Алексей Конаков, чей недавний «Дневник погоды» в чем-то созвучен «Сциапонике», в «Речи об Илье Долгове» возводит генеалогию проекта к ленинградской «второй культуре», отмечая, что ​​«в этой небольшой книге можно найти очень многое»: любовь к Родине, «поэтику любительства», опыт дидактической (обучающей) литературы.

Не исключая все эти мотивы, хочется добавить два момента из сугубо личного опыта прочтения этой книги, не претендующие на достоверность. Во-первых, «Сциапоника» — тихий гимн воле к укорененности в мире, в котором новое кочевничество сперва стало манящим культом, затем привилегией, а после — потребностью, необходимостью. Человеческая часть планеты Земля пришла в небывалое движение — как по масштабу перемещений, так и по их сумбурности. Как может заниматься растениеводством беженец, мигрант, эмигрант, релокант, цифровой номад — и как много слов со всевозможными оттенками еще появится для описания всех нюансов отрыва от почвы? Это вроде бы очевидный бытийственный кризис, связанный не столько с отрывом от абстрактной Родины, сколько с брутальным переосмыслением того, где место каждого отдельного человека в этом мире (для большинства ответ окажется печальным: нигде).

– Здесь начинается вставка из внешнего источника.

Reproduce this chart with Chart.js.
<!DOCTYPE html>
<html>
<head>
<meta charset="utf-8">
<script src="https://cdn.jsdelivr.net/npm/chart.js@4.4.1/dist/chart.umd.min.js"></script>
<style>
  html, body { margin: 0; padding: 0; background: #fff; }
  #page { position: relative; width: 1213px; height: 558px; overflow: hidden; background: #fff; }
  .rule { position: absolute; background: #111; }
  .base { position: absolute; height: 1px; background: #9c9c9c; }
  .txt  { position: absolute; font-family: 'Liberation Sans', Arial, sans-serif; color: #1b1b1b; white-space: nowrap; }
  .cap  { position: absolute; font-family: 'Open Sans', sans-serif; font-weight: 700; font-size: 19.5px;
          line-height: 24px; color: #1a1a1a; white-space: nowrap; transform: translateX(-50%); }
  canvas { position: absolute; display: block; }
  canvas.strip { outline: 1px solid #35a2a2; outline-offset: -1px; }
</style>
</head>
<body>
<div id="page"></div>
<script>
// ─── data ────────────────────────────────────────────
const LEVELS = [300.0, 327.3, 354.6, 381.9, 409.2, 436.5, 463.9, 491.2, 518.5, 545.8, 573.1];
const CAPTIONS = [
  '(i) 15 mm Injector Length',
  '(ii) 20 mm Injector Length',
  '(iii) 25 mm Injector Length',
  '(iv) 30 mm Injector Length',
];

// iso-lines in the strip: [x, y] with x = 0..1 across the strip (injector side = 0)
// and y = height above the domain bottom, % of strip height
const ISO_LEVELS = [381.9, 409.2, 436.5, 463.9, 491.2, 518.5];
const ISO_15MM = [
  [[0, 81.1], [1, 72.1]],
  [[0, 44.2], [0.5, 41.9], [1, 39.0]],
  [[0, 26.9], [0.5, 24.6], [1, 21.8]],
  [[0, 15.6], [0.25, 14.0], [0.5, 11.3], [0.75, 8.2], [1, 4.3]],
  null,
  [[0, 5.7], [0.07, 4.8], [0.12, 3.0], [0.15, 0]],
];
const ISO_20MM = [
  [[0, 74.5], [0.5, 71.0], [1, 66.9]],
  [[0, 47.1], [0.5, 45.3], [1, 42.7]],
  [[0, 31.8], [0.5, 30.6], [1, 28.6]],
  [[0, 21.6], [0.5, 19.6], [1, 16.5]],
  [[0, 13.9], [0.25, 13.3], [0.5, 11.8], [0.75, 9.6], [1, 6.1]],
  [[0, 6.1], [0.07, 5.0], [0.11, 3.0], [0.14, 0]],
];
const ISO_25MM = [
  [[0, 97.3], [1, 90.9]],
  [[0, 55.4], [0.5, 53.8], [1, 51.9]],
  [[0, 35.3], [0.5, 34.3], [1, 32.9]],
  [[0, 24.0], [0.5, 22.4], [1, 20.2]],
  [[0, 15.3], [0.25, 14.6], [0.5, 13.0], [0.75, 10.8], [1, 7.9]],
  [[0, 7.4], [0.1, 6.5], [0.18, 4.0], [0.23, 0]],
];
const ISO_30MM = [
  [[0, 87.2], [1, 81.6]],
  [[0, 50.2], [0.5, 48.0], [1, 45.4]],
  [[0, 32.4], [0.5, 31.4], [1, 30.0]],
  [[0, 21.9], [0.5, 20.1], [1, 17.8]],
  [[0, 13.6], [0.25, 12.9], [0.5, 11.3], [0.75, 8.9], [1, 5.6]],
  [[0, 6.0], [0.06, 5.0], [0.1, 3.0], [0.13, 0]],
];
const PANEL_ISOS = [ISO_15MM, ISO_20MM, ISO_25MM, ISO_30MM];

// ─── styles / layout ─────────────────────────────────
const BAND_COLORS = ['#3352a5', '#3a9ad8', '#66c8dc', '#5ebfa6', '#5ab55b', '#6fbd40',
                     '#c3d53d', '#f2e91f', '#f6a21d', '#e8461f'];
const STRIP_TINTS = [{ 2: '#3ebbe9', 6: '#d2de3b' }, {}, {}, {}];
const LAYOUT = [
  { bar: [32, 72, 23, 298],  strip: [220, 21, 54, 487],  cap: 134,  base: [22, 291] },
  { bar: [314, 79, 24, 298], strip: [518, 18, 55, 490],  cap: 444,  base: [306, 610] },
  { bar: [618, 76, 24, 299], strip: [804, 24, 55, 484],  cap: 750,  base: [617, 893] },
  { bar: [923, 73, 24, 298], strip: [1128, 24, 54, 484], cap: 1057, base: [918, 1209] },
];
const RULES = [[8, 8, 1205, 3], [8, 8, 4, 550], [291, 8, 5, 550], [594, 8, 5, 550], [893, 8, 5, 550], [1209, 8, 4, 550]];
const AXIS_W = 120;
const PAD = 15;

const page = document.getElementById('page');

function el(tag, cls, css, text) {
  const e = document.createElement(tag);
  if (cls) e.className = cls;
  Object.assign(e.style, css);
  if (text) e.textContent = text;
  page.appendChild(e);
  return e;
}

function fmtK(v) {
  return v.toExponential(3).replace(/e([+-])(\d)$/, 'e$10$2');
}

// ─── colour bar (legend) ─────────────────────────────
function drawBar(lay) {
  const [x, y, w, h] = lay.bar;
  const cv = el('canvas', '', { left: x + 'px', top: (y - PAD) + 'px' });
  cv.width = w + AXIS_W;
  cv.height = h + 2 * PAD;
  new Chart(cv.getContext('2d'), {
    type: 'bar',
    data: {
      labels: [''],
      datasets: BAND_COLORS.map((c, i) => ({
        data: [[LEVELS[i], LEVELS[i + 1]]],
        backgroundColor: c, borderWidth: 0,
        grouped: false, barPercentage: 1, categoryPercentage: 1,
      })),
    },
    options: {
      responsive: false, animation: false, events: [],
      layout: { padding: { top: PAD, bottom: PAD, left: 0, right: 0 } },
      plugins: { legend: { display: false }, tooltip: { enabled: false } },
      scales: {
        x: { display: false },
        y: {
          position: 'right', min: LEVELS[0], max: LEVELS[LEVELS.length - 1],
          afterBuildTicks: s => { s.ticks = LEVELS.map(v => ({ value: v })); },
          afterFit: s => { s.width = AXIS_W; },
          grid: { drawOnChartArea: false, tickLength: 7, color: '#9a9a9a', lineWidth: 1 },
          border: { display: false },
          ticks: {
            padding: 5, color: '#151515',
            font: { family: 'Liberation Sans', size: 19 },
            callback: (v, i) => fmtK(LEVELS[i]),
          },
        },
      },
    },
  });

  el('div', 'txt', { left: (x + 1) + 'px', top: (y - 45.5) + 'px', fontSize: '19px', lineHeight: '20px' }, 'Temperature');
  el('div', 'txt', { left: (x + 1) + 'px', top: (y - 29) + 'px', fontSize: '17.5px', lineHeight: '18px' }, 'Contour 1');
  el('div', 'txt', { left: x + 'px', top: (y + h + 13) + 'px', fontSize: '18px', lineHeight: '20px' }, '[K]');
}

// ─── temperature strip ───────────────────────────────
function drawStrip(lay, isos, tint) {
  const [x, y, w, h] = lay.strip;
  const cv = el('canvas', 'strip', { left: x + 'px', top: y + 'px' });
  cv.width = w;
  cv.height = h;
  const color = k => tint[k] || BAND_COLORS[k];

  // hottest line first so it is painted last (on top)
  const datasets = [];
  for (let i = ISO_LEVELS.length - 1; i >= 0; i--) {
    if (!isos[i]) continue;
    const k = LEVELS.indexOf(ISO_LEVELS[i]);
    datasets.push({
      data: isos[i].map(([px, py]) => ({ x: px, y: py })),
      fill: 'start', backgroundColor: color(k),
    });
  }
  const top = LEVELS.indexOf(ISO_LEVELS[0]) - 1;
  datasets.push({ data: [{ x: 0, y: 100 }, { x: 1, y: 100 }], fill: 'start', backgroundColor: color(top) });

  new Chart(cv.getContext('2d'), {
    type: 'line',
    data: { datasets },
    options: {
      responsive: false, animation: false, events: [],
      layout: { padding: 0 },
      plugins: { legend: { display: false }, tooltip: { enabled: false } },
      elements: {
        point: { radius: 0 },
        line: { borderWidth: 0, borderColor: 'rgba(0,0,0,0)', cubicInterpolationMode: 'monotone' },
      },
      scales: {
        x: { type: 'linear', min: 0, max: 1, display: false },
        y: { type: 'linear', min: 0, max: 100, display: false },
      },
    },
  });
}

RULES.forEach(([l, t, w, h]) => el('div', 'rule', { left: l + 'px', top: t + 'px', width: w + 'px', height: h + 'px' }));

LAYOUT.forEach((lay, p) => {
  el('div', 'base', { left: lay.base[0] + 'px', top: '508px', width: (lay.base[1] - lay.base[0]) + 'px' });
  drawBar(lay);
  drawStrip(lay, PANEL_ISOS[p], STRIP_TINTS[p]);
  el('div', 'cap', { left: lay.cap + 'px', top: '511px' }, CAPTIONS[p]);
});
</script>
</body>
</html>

Во-вторых, прошедший через не всегда увлекательные инструкции к организации собственной почвы в условиях, для того не предназначенных, будет вознагражден ценным замечанием: «Тенеделие [...] нежно и требовательно дополняет экологическое мышление, возвращает ему изысканно-хрупкую противоречивость».

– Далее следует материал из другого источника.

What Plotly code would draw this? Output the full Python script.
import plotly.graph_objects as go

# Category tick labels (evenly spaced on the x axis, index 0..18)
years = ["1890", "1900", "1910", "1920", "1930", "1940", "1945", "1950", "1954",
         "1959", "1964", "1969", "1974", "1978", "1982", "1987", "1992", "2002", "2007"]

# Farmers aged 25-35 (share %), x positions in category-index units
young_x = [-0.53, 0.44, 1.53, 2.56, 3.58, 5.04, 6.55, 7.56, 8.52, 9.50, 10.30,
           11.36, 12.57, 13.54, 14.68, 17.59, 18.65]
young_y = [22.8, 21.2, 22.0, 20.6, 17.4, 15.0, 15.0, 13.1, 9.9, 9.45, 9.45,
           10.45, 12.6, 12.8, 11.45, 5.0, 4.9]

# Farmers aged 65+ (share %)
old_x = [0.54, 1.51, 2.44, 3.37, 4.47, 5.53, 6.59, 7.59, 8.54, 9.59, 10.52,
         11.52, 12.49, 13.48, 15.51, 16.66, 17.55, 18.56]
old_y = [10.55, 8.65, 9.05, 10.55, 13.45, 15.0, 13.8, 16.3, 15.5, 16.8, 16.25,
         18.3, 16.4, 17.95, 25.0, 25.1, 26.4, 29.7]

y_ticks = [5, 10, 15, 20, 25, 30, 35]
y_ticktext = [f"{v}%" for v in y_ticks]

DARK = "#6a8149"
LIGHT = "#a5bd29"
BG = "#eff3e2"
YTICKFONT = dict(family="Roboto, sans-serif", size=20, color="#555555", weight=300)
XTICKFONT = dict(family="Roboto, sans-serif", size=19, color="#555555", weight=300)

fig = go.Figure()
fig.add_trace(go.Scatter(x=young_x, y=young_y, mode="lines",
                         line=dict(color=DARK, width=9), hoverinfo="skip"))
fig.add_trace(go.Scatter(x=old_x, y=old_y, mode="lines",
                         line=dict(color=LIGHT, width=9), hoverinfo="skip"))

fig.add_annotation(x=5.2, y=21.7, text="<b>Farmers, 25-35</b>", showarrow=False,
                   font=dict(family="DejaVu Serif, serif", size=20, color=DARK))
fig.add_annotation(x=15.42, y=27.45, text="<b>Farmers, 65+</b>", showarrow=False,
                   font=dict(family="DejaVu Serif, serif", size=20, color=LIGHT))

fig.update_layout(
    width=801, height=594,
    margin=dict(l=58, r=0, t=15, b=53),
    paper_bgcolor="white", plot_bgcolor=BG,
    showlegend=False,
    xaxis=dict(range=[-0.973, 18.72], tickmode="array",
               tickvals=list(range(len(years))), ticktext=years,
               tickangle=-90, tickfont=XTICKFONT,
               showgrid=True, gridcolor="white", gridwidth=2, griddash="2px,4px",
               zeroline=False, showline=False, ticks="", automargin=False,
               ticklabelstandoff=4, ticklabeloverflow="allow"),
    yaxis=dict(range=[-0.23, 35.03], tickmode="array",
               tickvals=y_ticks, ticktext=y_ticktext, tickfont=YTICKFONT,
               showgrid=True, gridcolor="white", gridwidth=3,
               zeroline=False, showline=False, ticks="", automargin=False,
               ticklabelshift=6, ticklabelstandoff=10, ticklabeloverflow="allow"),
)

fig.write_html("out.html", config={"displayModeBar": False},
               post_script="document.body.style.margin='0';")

Изысканность и хрупкость — вот без чего начинается апокалиптическое мироощущение, которому, кажется, противостоит «Сциапоника». Призывая к прямому действию по выращиванию лопуха, книга эта может восприниматься как активистская литература, но типа, отличного от получившего массовое распространение в последнее время. Активиста современного типа волнует не человек, а его права, не живые существа, а видовое разнообразие, не народы, а государственные флаги. Активисту современного типа, по сути, без разницы, против чего он протестует, страшно вращая глазами на злобной мордочке: сойдись звезды иначе, он мог бы с таким же успехом служить лоббистом нефтяных корпораций, борцом с «нелегальной миграцией», чиновником или чиновницей. Находясь в плену абстракций, которым надо неукоснительно следовать, он сам не замечает, как превращается в густопсового реакционера, подобно тому, как анархо-маоисты 1968-го легко и непринужденно конвертировались в «новых правых» — респектабельных расистов, нигилистов, эзотериков, глотающих воздушные шары Апокалипсиса, как травяной чай. Вот этому всему и предлагает альтернативу «Сциапоника» — книга о возвращении от абстракции — к зерну, которое необходимо сосредоточенно исследовать и вылущить, от надмирных гиперобъектов — к близким лопухам.

В связи с этим можно сесть на тенистой террасе с виноградом, сжираемым мучнистой росой и лучами Марфина лета, посмотреть, как ростки все того же винограда ловко и несколько зловеще хватаются за нити москитной сетки на окне, представить, как они же, когда ты умрешь и превратишься в мумию, так же гениально и равнодушно сцепят твои мумифицированные веки, проникнут внутрь пустеющего трупа, поначалу встретят сопротивление желудочного сока, на время отпрянут, чтобы вернуться позже и продолжить вторжение в органику, бывшую тобой. Представить все это и, быть может, вслед за Ильей Долговым повторить:

«Клещи, акариды! Я завидую вам. Я завидую тому, что вы туча пыли. Я завидую тому, что вы понимаете свою жадность и знаете, что с ней делать, — отказываясь знать, чем все закончится».